In his first full campaign, Alomar hit a solid .260 with the Padres, and swiped 23 bases. It was a sign of things to come. In 1991, Roberto's career would take a drastic change. That change would have him winding up all the way across North America as a member of the Toronto Blue Jays. At the time, being sent to play for the Canadian team was like a prize. They had the nicest stadium. They had a great team. They were a player's dream. In the winter GM meetings, Toronto GM Pat Gillick worked out what is arguably the biggest trade in franchise history. He acquired outfielder Joe Carter along with Alomar, for Fred McGriff and Tony Fernandez. Alomar became an instant fan favourite in his new hometown. Gold Glove winner could be added to Alomar's title in 1991, as he was named the best second baseman in the American circuit. Oh yeah, let's not forget all he did in the playoffs was hit .474 in the Jays five game series against the Minnesota Twins in the ALCS.

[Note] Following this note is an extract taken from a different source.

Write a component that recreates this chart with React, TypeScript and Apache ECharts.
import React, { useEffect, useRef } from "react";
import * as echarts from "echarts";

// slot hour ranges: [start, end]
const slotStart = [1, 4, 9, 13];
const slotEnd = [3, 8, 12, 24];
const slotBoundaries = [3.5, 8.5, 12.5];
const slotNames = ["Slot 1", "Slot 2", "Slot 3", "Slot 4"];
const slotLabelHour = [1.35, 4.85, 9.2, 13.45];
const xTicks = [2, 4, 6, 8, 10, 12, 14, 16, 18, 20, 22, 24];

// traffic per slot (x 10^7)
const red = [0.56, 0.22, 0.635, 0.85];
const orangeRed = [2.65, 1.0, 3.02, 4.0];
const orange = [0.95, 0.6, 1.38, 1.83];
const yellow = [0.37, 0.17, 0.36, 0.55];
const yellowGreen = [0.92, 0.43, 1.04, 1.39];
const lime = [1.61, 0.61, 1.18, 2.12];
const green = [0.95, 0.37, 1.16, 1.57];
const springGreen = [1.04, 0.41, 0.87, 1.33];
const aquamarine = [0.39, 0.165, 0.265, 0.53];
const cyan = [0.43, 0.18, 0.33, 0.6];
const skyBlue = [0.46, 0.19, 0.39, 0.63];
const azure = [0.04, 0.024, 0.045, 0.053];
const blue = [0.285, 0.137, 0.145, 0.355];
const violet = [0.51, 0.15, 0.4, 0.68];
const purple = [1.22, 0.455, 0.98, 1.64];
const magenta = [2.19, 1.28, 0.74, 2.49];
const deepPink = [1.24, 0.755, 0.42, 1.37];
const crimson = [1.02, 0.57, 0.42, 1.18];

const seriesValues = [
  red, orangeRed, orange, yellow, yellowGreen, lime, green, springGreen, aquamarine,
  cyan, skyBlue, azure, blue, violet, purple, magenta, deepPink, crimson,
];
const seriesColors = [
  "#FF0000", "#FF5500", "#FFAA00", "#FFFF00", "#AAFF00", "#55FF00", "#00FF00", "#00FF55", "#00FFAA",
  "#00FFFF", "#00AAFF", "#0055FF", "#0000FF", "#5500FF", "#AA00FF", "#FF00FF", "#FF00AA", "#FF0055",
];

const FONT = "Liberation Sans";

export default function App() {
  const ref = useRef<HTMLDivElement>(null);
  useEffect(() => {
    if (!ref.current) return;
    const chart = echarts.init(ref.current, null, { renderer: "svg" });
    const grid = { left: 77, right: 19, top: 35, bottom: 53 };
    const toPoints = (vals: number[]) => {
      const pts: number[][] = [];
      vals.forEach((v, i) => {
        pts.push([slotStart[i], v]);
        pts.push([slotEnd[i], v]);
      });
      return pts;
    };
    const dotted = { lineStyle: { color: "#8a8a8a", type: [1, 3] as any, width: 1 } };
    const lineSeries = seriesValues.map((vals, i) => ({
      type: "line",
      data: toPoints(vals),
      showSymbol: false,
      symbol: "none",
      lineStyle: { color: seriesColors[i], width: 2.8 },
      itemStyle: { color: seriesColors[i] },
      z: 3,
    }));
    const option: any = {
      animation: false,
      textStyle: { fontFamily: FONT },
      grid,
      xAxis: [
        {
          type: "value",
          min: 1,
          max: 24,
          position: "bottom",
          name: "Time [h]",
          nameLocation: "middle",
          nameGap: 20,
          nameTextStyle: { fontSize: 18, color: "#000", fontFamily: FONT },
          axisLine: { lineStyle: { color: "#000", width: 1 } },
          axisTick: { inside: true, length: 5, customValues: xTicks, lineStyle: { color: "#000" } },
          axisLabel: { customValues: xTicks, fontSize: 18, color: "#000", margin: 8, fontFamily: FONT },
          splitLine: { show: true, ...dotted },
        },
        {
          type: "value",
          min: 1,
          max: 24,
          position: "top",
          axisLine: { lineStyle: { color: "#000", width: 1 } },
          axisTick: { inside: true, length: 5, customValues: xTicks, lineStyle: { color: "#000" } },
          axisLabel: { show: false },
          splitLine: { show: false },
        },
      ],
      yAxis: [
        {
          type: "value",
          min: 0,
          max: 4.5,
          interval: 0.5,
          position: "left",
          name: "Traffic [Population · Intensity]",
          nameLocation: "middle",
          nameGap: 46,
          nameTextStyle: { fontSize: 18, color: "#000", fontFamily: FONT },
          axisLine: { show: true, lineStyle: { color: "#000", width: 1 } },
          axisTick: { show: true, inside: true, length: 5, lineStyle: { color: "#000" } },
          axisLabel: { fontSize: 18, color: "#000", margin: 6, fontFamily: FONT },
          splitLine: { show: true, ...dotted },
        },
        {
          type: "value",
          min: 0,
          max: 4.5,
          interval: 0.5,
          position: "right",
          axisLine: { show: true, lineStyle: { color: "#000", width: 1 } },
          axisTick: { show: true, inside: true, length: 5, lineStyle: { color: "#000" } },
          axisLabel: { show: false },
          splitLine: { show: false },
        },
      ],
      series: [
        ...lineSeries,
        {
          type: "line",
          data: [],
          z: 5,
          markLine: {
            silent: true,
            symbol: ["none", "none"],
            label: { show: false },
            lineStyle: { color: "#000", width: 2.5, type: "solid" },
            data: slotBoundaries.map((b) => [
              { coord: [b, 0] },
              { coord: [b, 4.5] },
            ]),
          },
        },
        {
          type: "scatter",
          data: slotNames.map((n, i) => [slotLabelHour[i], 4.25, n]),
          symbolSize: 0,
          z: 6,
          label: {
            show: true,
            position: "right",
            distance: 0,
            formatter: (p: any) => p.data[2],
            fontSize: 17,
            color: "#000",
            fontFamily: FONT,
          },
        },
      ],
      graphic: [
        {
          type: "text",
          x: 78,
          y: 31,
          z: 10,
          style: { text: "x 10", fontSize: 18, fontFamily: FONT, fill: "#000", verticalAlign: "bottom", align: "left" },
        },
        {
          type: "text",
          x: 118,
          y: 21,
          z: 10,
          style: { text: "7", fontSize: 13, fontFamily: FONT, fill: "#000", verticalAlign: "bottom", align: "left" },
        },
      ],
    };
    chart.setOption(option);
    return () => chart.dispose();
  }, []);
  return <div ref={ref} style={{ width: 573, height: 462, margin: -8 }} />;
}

Fast forward to 1992. Roberto Alomar is spoiled as the 24 year old gets a taste of World Series action at such a young age. The Jays' second bagger played a pivotal role in their triumph over the NL's Atlanta Braves, bringing the World Series to Canada for the first time in Major League history. Alomar struggled at the plate, hitting .208 in the Series, but was a force to be reckoned with on the base paths. He stole four bases in just six games. Also, his defence as always was second to none. In fact, in July of 1995, Alomar shattered the American League record of games played without an error for second basemen. The previous mark was 90; Alomar stretched it to 104. In that season he made just four errors on 640 chances.

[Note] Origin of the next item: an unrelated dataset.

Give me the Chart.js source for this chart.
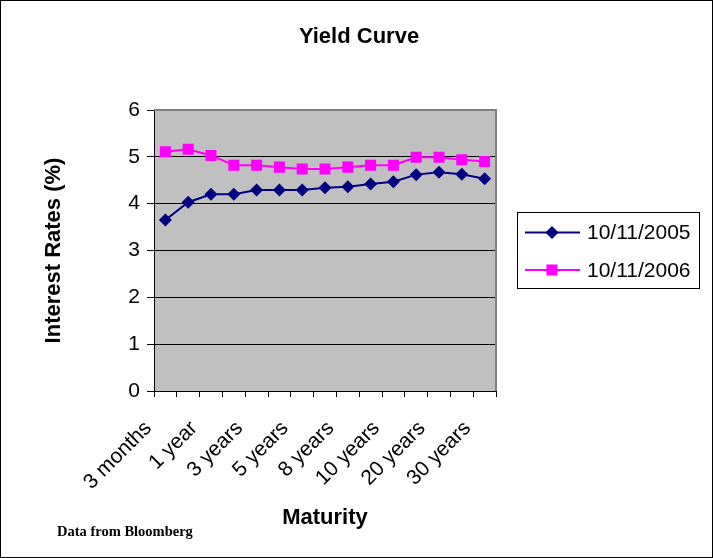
<!DOCTYPE html>
<html>
<head>
<meta charset="utf-8">
<title>Yield Curve</title>
<script src="https://cdn.jsdelivr.net/npm/chart.js@4/dist/chart.umd.min.js"></script>
<style>
  html, body { margin: 0; padding: 0; background: #fff; }
  #wrap { width: 713px; height: 558px; position: relative; }
</style>
</head>
<body>
<div id="wrap"><canvas id="c" width="713" height="558"></canvas></div>
<script>
// Maturities along the curve
const maturities = ['3 months', '6 months', '1 year', '2 years', '3 years', '4 years', '5 years',
  '7 years', '8 years', '9 years', '10 years', '15 years', '20 years', '25 years', '30 years'];
// Yields (%) on each date
const yields2005 = [3.65, 4.03, 4.20, 4.20, 4.29, 4.29, 4.29, 4.34, 4.36, 4.42, 4.47, 4.62, 4.67, 4.63, 4.53];
const yields2006 = [5.11, 5.16, 5.03, 4.82, 4.82, 4.78, 4.74, 4.74, 4.78, 4.82, 4.82, 4.99, 4.99, 4.94, 4.90];
const seriesNames = ['10/11/2005', '10/11/2006'];
const yTicks = [0, 1, 2, 3, 4, 5, 6];

const SANS = "'Liberation Sans', Arial, sans-serif";

const decorations = {
  id: 'decorations',
  beforeDraw(chart) {
    const { ctx, chartArea: a } = chart;
    ctx.save();
    ctx.fillStyle = '#fff';
    ctx.fillRect(0, 0, chart.width, chart.height);
    ctx.fillStyle = '#C0C0C0';
    ctx.fillRect(a.left, a.top, a.right - a.left, a.bottom - a.top);
    ctx.restore();
  },
  afterDraw(chart) {
    const { ctx, chartArea: a } = chart;
    ctx.save();
    // plot frame (top and right edges)
    ctx.strokeStyle = '#808080';
    ctx.lineWidth = 2;
    ctx.beginPath();
    ctx.moveTo(a.left, a.top);
    ctx.lineTo(a.right, a.top);
    ctx.lineTo(a.right, a.bottom);
    ctx.stroke();

    // outer frame
    ctx.strokeStyle = '#000';
    ctx.lineWidth = 1;
    ctx.strokeRect(0.5, 0.5, chart.width - 1, chart.height - 1);

    // title
    ctx.fillStyle = '#000';
    ctx.font = 'bold 22px ' + SANS;
    ctx.textAlign = 'center';
    ctx.textBaseline = 'middle';
    ctx.fillText('Yield Curve', 359, 37);

    // source note
    ctx.font = 'bold 14.5px "Liberation Serif", "Times New Roman", serif';
    ctx.textAlign = 'left';
    ctx.textBaseline = 'alphabetic';
    ctx.fillText('Data from Bloomberg', 57, 536);

    // legend
    const lx = 517, ly = 212, lw = 182, lh = 76;
    ctx.fillStyle = '#fff';
    ctx.fillRect(lx, ly, lw, lh);
    ctx.strokeStyle = '#000';
    ctx.lineWidth = 1;
    ctx.strokeRect(lx + 0.5, ly + 0.5, lw, lh);
    chart.data.datasets.forEach((ds, i) => {
      const y = ly + 20.5 + i * 37.5;
      const mx = lx + 35;
      ctx.strokeStyle = ds.borderColor;
      ctx.lineWidth = 2;
      ctx.beginPath();
      ctx.moveTo(lx + 8, y);
      ctx.lineTo(lx + 63, y);
      ctx.stroke();
      ctx.fillStyle = ds.pointBackgroundColor;
      ctx.beginPath();
      if (ds.pointStyle === 'rect') {
        const s = ds.pointRadius * Math.SQRT1_2;
        ctx.rect(mx - s, y - s, 2 * s, 2 * s);
      } else {
        const r = ds.pointRadius;
        ctx.moveTo(mx, y - r);
        ctx.lineTo(mx + r, y);
        ctx.lineTo(mx, y + r);
        ctx.lineTo(mx - r, y);
        ctx.closePath();
      }
      ctx.fill();
      ctx.fillStyle = '#000';
      ctx.font = '21px ' + SANS;
      ctx.textAlign = 'left';
      ctx.textBaseline = 'middle';
      ctx.fillText(ds.label, lx + 70, y + 1);
    });
    ctx.restore();
  }
};

new Chart(document.getElementById('c'), {
  type: 'line',
  data: {
    labels: maturities,
    datasets: [
      {
        label: seriesNames[0],
        data: yields2005,
        borderColor: '#000080',
        backgroundColor: '#000080',
        pointBackgroundColor: '#000080',
        pointBorderColor: '#000080',
        borderWidth: 2,
        pointStyle: 'rectRot',
        pointRadius: 6.5,
        pointBorderWidth: 0,
        tension: 0
      },
      {
        label: seriesNames[1],
        data: yields2006,
        borderColor: '#FF00FF',
        backgroundColor: '#FF00FF',
        pointBackgroundColor: '#FF00FF',
        pointBorderColor: '#FF00FF',
        borderWidth: 2,
        pointStyle: 'rect',
        pointRadius: 7.8,
        pointBorderWidth: 0,
        tension: 0
      }
    ]
  },
  options: {
    responsive: false,
    animation: false,
    devicePixelRatio: 1,
    layout: { padding: { left: 0, right: 217, top: 110, bottom: 0 } },
    plugins: {
      legend: { display: false },
      title: { display: false },
      tooltip: { enabled: false }
    },
    scales: {
      x: {
        type: 'category',
        offset: true,
        grid: {
          offset: true,
          drawOnChartArea: false,
          drawTicks: true,
          tickLength: 6,
          color: '#000'
        },
        border: { color: '#000', width: 1 },
        ticks: {
          autoSkip: false,
          minRotation: 45,
          maxRotation: 45,
          color: '#000',
          font: { family: SANS, size: 21 },
          padding: 19,
          labelOffset: -17,
          callback: function (value, index) {
            return index % 2 === 0 ? this.getLabelForValue(value) : '';
          }
        },
        title: {
          display: true,
          text: 'Maturity',
          color: '#000',
          font: { family: SANS, size: 22, weight: 'bold' },
          padding: { top: 0, bottom: 26.8 }
        },
        afterFit(scale) { scale.height = 167; }
      },
      y: {
        min: 0,
        max: 6,
        afterBuildTicks(scale) { scale.ticks = yTicks.map(v => ({ value: v })); },
        grid: {
          color: '#000',
          lineWidth: 1,
          drawTicks: true,
          tickLength: 7
        },
        border: { color: '#000', width: 1 },
        ticks: {
          color: '#000',
          font: { family: SANS, size: 21 },
          padding: 7
        },
        title: {
          display: true,
          text: 'Interest Rates (%)',
          color: '#000',
          font: { family: SANS, size: 22, weight: 'bold' },
          padding: { top: 40.3, bottom: 0 }
        },
        afterFit(scale) { scale.width = 154; }
      }
    }
  },
  plugins: [decorations]
});
</script>
</body>
</html>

Sadly, all happy stories do not finish with happy endings. While Alomar seemingly enjoyed his time in Toronto as a fan favourite, it appeared as though it was not to be. In 1996, Alomar started to grumble about the city of Toronto, saying a female stalker was threatening his life. He sat out the last nine games of the season, demanding a trade. Many felt he was protecting his personal statistics. Finally prior to the '97 season, Alomar signed on with the division rivals from Baltimore. In Alomar's first game back at SkyDome, he was involved in an argument with home plate umpire Ken Hirschbeck and wound up spitting in the umpire's face. It was an infamous moment, and Alomar to this day has not lived it down.
Every time the once-loved Roberto Alomar returns to Toronto, he has and will continue to receive a treatment of cheers and jeers from the fans. Perhaps the booing is deserved, but Alomar still ranks as the greatest second baseman to ever suit up for the Toronto Blue Jays. The numbers support it and the highlight reels support it. Alomar is still playing today. He has made stops in Baltimore, Cleveland, New York as a member of the Mets, Chicago as a White Sox, back to the Mets, and has now signed a contract to play for the Arizona Diamondbacks. Those same Diamondbacks visit SkyDome June 11,12, and 13th in a rare inter-league match-up. Get your tickets now, for it very well might be your last chance to see Robby Alomar in action, love him or hate him.